L’inflation, en augmentant les coûts de production des biens et services traditionnels, peut rendre les technologies vertes, souvent plus coûteuses à court terme, plus compétitives. Cette dynamique pousse les entreprises à investir dans la recherche et le développement pour améliorer l’efficacité énergétique et réduire les coûts de production des technologies durables. Par ailleurs, l’inflation peut inciter les gouvernements à adopter des politiques de soutien à l’innovation, telles que des subventions ou des crédits d’impôt pour la R&D, afin de maintenir la compétitivité des industries locales dans un contexte de hausse des prix.

Cependant, cette transition technologique n’est pas sans défis. L’inflation peut aussi entraîner des anticipations d’augmentation des coûts futurs, ce qui pourrait décourager certains investissements à long terme. C’est pourquoi il est essentiel que les politiques économiques stabilisent ces anticipations en garantissant un cadre macroéconomique où les entreprises sont incitées à investir dans des technologies vertes plutôt que de chercher à maintenir des marges bénéficiaires en réduisant les coûts par des méthodes non durables.

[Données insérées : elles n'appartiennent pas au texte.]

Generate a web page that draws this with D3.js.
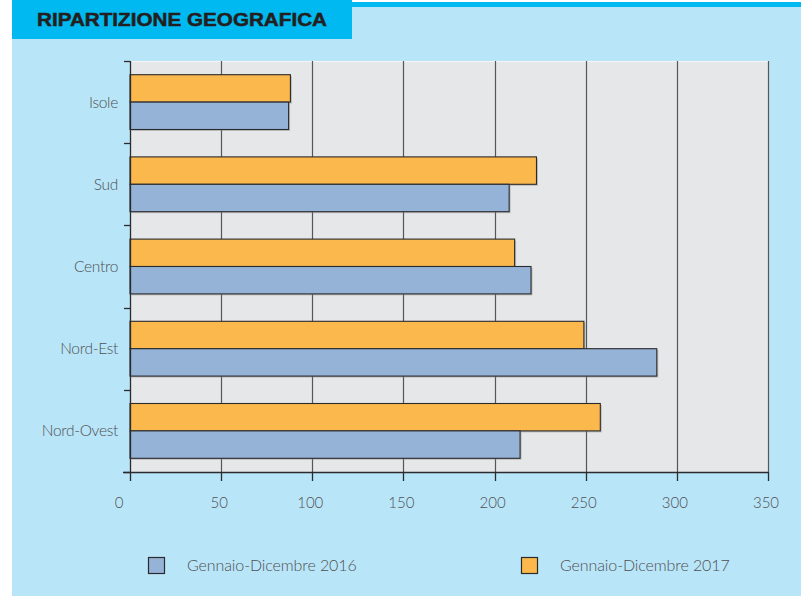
<!DOCTYPE html>
<html><head><meta charset="utf-8">
<script src="https://cdn.jsdelivr.net/npm/d3@7"></script>
<style>html,body{margin:0;padding:0;background:#fff;}svg{display:block;}</style>
</head><body>
<svg id="c" width="801" height="596"></svg>
<script>
const title = "RIPARTIZIONE GEOGRAFICA";
const categories = ["Isole", "Sud", "Centro", "Nord-Est", "Nord-Ovest"];
const values2016 = [87, 208, 220, 289, 214];
const values2017 = [88, 223, 211, 249, 258];
const seriesNames = ["Gennaio-Dicembre 2016", "Gennaio-Dicembre 2017"];
const xTicks = [0, 50, 100, 150, 200, 250, 300, 350];

const C = {bg:"#b9e5f8", head:"#00b9f1", plot:"#e6e7e8", s2016:"#95b3d7", s2017:"#fbb84c", grid:"#555658", text:"#4f5052", dark:"#2b2a2c"};
const svg = d3.select("#c");

// background panel
svg.append("rect").attr("x",12).attr("y",6).attr("width",789).attr("height",590).attr("fill",C.bg);
svg.append("rect").attr("x",352).attr("y",2).attr("width",449).attr("height",5).attr("fill",C.head);
svg.append("rect").attr("x",12).attr("y",0).attr("width",340).attr("height",39).attr("fill",C.head);
svg.append("text").attr("x",37).attr("y",26).text(title)
  .attr("font-family","'Liberation Sans', Arial, sans-serif").attr("font-weight","bold")
  .attr("font-size",19).attr("fill","#231f20").attr("stroke","#231f20").attr("stroke-width",0.5)
  .attr("textLength",290).attr("lengthAdjust","spacingAndGlyphs");

const x = d3.scaleLinear().domain([0,350]).range([130,768]);
const y = d3.scaleBand().domain(categories).range([61,472]).padding(0);
const inner = d3.scaleBand().domain(["2017","2016"]).range([0,y.bandwidth()]).paddingInner(0).paddingOuter(0.5);

// plot area
svg.append("rect").attr("x",x(0)).attr("y",61).attr("width",x(350)-x(0)).attr("height",411).attr("fill",C.plot);
svg.append("line").attr("x1",x(0)).attr("x2",x(350)).attr("y1",61.5).attr("y2",61.5).attr("stroke","#f4f5f6");

// gridlines
svg.append("g").selectAll("line").data(xTicks.filter(d=>d>0)).join("line")
  .attr("x1",d=>Math.round(x(d))+0.5).attr("x2",d=>Math.round(x(d))+0.5)
  .attr("y1",61).attr("y2",472).attr("stroke",C.grid).attr("stroke-width",1.2);

// bars
const rows = categories.map((c,i)=>({cat:c, v2016:values2016[i], v2017:values2017[i]}));
const bars = [];
rows.forEach(r=>{
  bars.push({cat:r.cat, key:"2017", v:r.v2017, color:C.s2017});
  bars.push({cat:r.cat, key:"2016", v:r.v2016, color:C.s2016});
});
const gb = svg.append("g");
gb.selectAll("rect.sh").data(bars).join("rect").attr("class","sh")
  .attr("x",x(0)+1.5).attr("y",d=>y(d.cat)+inner(d.key)+1.5)
  .attr("width",d=>x(d.v)-x(0)).attr("height",inner.bandwidth())
  .attr("fill","#8a8a8a").attr("opacity",0.45);
gb.selectAll("rect.b").data(bars).join("rect").attr("class","b")
  .attr("x",x(0)).attr("y",d=>y(d.cat)+inner(d.key))
  .attr("width",d=>x(d.v)-x(0)).attr("height",inner.bandwidth())
  .attr("fill",d=>d.color).attr("stroke",C.dark).attr("stroke-width",1.1);

// axes lines
const ax = svg.append("g").attr("stroke",C.dark).attr("stroke-width",1.3);
ax.append("line").attr("x1",130.5).attr("x2",130.5).attr("y1",61).attr("y2",481);
ax.append("line").attr("x1",123).attr("x2",768).attr("y1",472.5).attr("y2",472.5);
const bounds = categories.map(c=>y(c)).concat([y.range()[1]]);
ax.selectAll("line.lt").data(bounds).join("line").attr("class","lt")
  .attr("x1",124).attr("x2",130).attr("y1",d=>Math.round(d)+0.5).attr("y2",d=>Math.round(d)+0.5);
ax.selectAll("line.bt").data(xTicks.filter(d=>d>0)).join("line").attr("class","bt")
  .attr("x1",d=>Math.round(x(d))+0.5).attr("x2",d=>Math.round(x(d))+0.5).attr("y1",472).attr("y2",481);

const font = "Lato, 'Liberation Sans', sans-serif";
// tick labels
svg.append("g").selectAll("text").data(xTicks).join("text")
  .attr("x",d=>x(d)-(d===0?11:2)).attr("y",508).attr("text-anchor","middle")
  .attr("font-family",font).attr("font-weight",300).attr("font-size",15).attr("fill",C.text)
  .text(d=>d);

// category labels
svg.append("g").selectAll("text").data(categories).join("text")
  .attr("x",118).attr("y",d=>y(d)+y.bandwidth()/2+5.5).attr("text-anchor","end")
  .attr("font-family",font).attr("font-weight",300).attr("font-size",15.5).attr("fill",C.text)
  .attr("letter-spacing",-0.3)
  .text(d=>d);

// legend
const legend = [{name:seriesNames[0], color:C.s2016, x:148},{name:seriesNames[1], color:C.s2017, x:521}];
const lg = svg.append("g").selectAll("g").data(legend).join("g").attr("transform",d=>`translate(${d.x},557)`);
lg.append("rect").attr("x",0.5).attr("y",0.5).attr("width",16).attr("height",16)
  .attr("fill",d=>d.color).attr("stroke",C.dark).attr("stroke-width",1.2);
lg.append("text").attr("x",39).attr("y",14).text(d=>d.name)
  .attr("font-family",font).attr("font-weight",300).attr("font-size",16).attr("fill",C.text)
  .attr("letter-spacing",-0.1);
</script>
</body></html>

B) L’inflation au service d’une transition vers un modèle soutenable : la post-croissance

La post-croissance propose une vision plus radicale où l’inflation est utilisée comme un outil pour réduire la dépendance à la croissance économique traditionnelle et favoriser une transition vers des modes de production et de consommation plus durables.

L’inflation, en réduisant la valeur réelle de la dette publique, permet aux États de s’endetter davantage pour financer des investissements écologiques de grande ampleur. Ces investissements sont essentiels pour restructurer les systèmes productifs et adapter les infrastructures aux exigences d’une économie durable. Par exemple, des projets de transport public, de rénovation énergétique des bâtiments, ou de développement des énergies renouvelables nécessitent des dépenses publiques importantes, que l’inflation pourrait rendre plus supportables en allégeant le poids des dettes passées.

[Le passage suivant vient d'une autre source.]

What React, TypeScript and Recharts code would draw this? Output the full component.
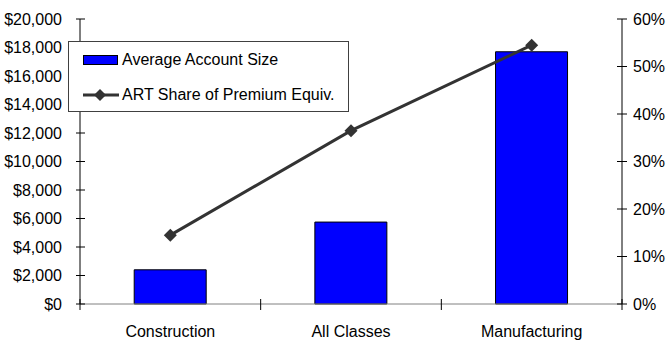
import React from "react";
import { ComposedChart, Bar, Line, XAxis, YAxis, Legend } from "recharts";

// categories along the bottom
const categories = ["Construction", "All Classes", "Manufacturing"];
// average account size in dollars (left axis)
const avgAccountSize = [2400, 5750, 17700];
// ART share of premium equivalent in percent (right axis)
const artShare = [14.5, 36.5, 54.5];

const dollarTicks = [0, 2000, 4000, 6000, 8000, 10000, 12000, 14000, 16000, 18000, 20000];
const pctTicks = [0, 10, 20, 30, 40, 50, 60];

const data = categories.map((name, i) => ({
  name,
  size: avgAccountSize[i],
  share: artShare[i],
}));

const W = 666;
const H = 345;
const LEFT_W = 80;
const RIGHT_W = 44;
const TOP = 19;
const X_AXIS_H = 41;
const FONT = "'Liberation Sans', Arial, sans-serif";
const FONT_SIZE = 16;
const LINE_COLOR = "#333333";

const band = (W - LEFT_W - RIGHT_W) / categories.length;

const LeftTick = (props: any) => {
  const { x, y, payload } = props;
  return (
    <g>
      <line x1={x - 4} x2={x + 5} y1={y} y2={y} stroke="#000" />
      <text x={x - 18} y={y} dy="0.355em" textAnchor="end" fill="#000" fontFamily={FONT} fontSize={FONT_SIZE}>
        {`$${Number(payload.value).toLocaleString("en-US")}`}
      </text>
    </g>
  );
};

const RightTick = (props: any) => {
  const { x, y, payload } = props;
  return (
    <g>
      <line x1={x - 5} x2={x + 5} y1={y} y2={y} stroke="#000" />
      <text x={x + 11} y={y} dy="0.355em" textAnchor="start" fill="#000" fontFamily={FONT} fontSize={FONT_SIZE}>
        {`${payload.value}%`}
      </text>
    </g>
  );
};

const CategoryTick = (props: any) => {
  const { x, y, payload, index } = props;
  const last = index === categories.length - 1;
  return (
    <g>
      <line x1={x - band / 2} x2={x - band / 2} y1={y - 5} y2={y + 6} stroke="#000" />
      {last && <line x1={x + band / 2} x2={x + band / 2} y1={y - 5} y2={y + 6} stroke="#000" />}
      <text x={x} y={y + 33} textAnchor="middle" fill="#000" fontFamily={FONT} fontSize={FONT_SIZE}>
        {payload.value}
      </text>
    </g>
  );
};

const Diamond = (props: any) => {
  const { cx, cy } = props;
  if (cx == null || cy == null) return null;
  const r = 6.5;
  return (
    <polygon
      points={`${cx},${cy - r} ${cx + r},${cy} ${cx},${cy + r} ${cx - r},${cy}`}
      fill={LINE_COLOR}
      stroke="none"
    />
  );
};

const LegendBox = () => {
  const row: React.CSSProperties = {
    display: "flex",
    alignItems: "center",
    height: 35,
    paddingLeft: 14,
  };
  const label: React.CSSProperties = {
    fontFamily: FONT,
    fontSize: FONT_SIZE,
    color: "#000",
    marginLeft: 3,
    whiteSpace: "nowrap",
  };
  return (
    <div
      style={{
        width: 281,
        height: 71,
        boxSizing: "border-box",
        border: "1px solid #404040",
        background: "#fff",
      }}
    >
      <div style={row}>
        <svg width={36} height={12}>
          <rect x={0.5} y={1.5} width={34} height={9} fill="#0000ff" stroke="#000" />
        </svg>
        <span style={label}>Average Account Size</span>
      </div>
      <div style={row}>
        <svg width={36} height={14}>
          <line x1={0} x2={36} y1={7} y2={7} stroke={LINE_COLOR} strokeWidth={3} />
          <polygon points="17,1 23,7 17,13 11,7" fill={LINE_COLOR} />
        </svg>
        <span style={label}>ART Share of Premium Equiv.</span>
      </div>
    </div>
  );
};

export default function App() {
  return (
    <div style={{ position: "absolute", left: 0, top: 0, width: W, height: H, background: "#fff" }}>
      <ComposedChart
        width={W}
        height={H}
        data={data}
        margin={{ top: TOP, right: 0, bottom: 0, left: 0 }}
        barCategoryGap="30%"
      >
        <XAxis
          dataKey="name"
          height={X_AXIS_H}
          tickSize={0}
          tickMargin={0}
          tickLine={false}
          axisLine={{ stroke: "#808080" }}
          tick={<CategoryTick />}
          interval={0}
        />
        <YAxis
          yAxisId="left"
          orientation="left"
          width={LEFT_W}
          domain={[0, 20000]}
          ticks={dollarTicks}
          interval={0}
          tickSize={0}
          tickMargin={0}
          tickLine={false}
          axisLine={{ stroke: "#000" }}
          tick={<LeftTick />}
        />
        <YAxis
          yAxisId="right"
          orientation="right"
          width={RIGHT_W}
          domain={[0, 60]}
          ticks={pctTicks}
          interval={0}
          tickSize={0}
          tickMargin={0}
          tickLine={false}
          axisLine={{ stroke: "#000" }}
          tick={<RightTick />}
        />
        <Legend
          layout="vertical"
          align="center"
          verticalAlign="middle"
          content={<LegendBox />}
          wrapperStyle={{ left: 68, top: 41, width: 281, height: 71 }}
        />
        <Bar
          yAxisId="left"
          dataKey="size"
          name="Average Account Size"
          fill="#0000ff"
          stroke="#000"
          strokeWidth={1}
          isAnimationActive={false}
        />
        <Line
          yAxisId="right"
          type="linear"
          dataKey="share"
          name="ART Share of Premium Equiv."
          stroke={LINE_COLOR}
          strokeWidth={3}
          dot={<Diamond />}
          activeDot={false}
          isAnimationActive={false}
        />
      </ComposedChart>
    </div>
  );
}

De plus, une hausse des prix des ressources naturelles plus rapide que celle des salaires peut inciter les ménages à réduire leur consommation. Cette baisse du pouvoir d’achat incite à adopter des comportements de consommation plus sobres et durables, essentiels pour réduire l’empreinte écologique. Dans ce contexte, l’inflation devient un mécanisme de régulation qui pousse la société à repenser ses priorités, en valorisant davantage la durabilité que la croissance matérielle continue.

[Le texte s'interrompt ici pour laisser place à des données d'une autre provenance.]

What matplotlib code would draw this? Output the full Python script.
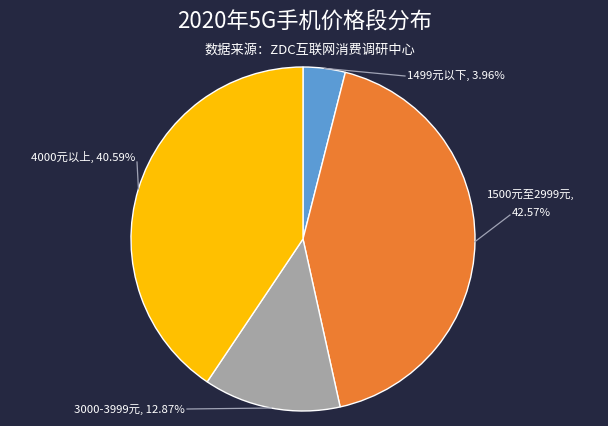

Cependant, pour que cette dynamique ne mène pas à une précarisation des plus vulnérables, il est crucial de renforcer les politiques de redistribution et de protection sociale. L’augmentation des impôts, rendue plus acceptable par une inflation modérée, pourrait financer ces politiques de redistribution, permettant ainsi de maintenir un niveau de vie décent pour tous, tout en réorientant la société vers une consommation et une production plus responsables.

Conclusion

Il n’existe ni une relation suffisante ni une relation nécessaire entre l’inflation et la croissance. Les structures historiques et le contexte économique de chaque période influencent largement les corrélations et causalités observées. Ces considérations ont des implications importantes pour une éventuelle relance des pays européens. Une inflation modérée semble souhaitable, mais toute dérive inflationniste pourrait être destructrice. Aujourd’hui, l’inflation s’est déplacée vers les actifs financiers et immobiliers, tandis que les biens et services de consommation connaissent une désinflation, marquant un nouveau chapitre dans l’évolution des relations entre inflation et croissance.